Jésus nous exhorte à pleurer sur nous-mêmes. Il ne saurait que faire de nos sensibleries, même religieuses, en ce qui le concerne. Et à moins que nos cris ne deviennent des appels au secours et que nous tendions vers le Sauveur nos mains et notre foi, le jugement nous surprendra sans remède. Le Jésus du Calvaire est aussi le Christ du dernier jour, le Seigneur glorieux qui viendra juger les vivants et les morts, celui que, nous aussi, nous avons percé par chacune de nos dérobades, apostasies, trahisons ou révoltes, perpétrées sans remords ni soucis, dans une inconscience bestiale. Mais la Bonne Nouvelle du chemin de la croix nous atteint. Le Christ a parlé pour nous pendant que ses muscles se déchiraient et que la sueur mêlée de sang coulait tout au long de ses membres. Il gravit le Calvaire pour que notre appel au secours trouve une réponse et que nos larmes de repentir puissent recevoir le pardon et la grâce.

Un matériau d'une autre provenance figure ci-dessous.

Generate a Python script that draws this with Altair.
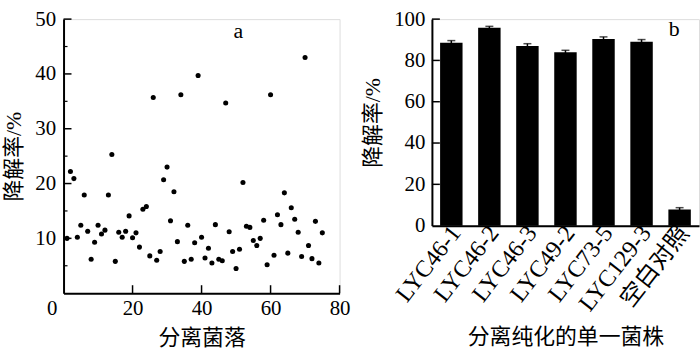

Rembrandt, l’illustre peintre néerlandais, a peint une célèbre crucifixion. Parmi la foule qui entoure le Christ, on aperçoit, au pied de la croix, l’artiste lui-même. Il pointe son doigt vers lui en signe d’aveu et de repentir. Lui aussi est coupable de la crucifixion.
Le chemin de la croix nous adresse une invitation pressante à avouer nos péchés et à nous repentir de nos fautes. L’agonie du Calvaire, la flagellation des Romains, les insoutenables sarcasmes des dirigeants hypocrites, le déchaînement haineux de la foule, la lâcheté de Pilate et l’abandon des amis ont été subis pour que nous retrouvions la grâce de Dieu, notre Père. Disons donc avec le prophète de jadis :
« À toi, Seigneur, appartient la justice, et à nous la honte et la confusion à ce jour. […] À nous la honte au visage […] parce que nous avons péché contre toi. Auprès du Seigneur, notre Dieu, la compassion et le pardon, car nous avons été rebelles envers lui » (Dn 9.7).
À cause de tes grandes compassions, Seigneur, aie pitié; fils de David, aie pitié de nous!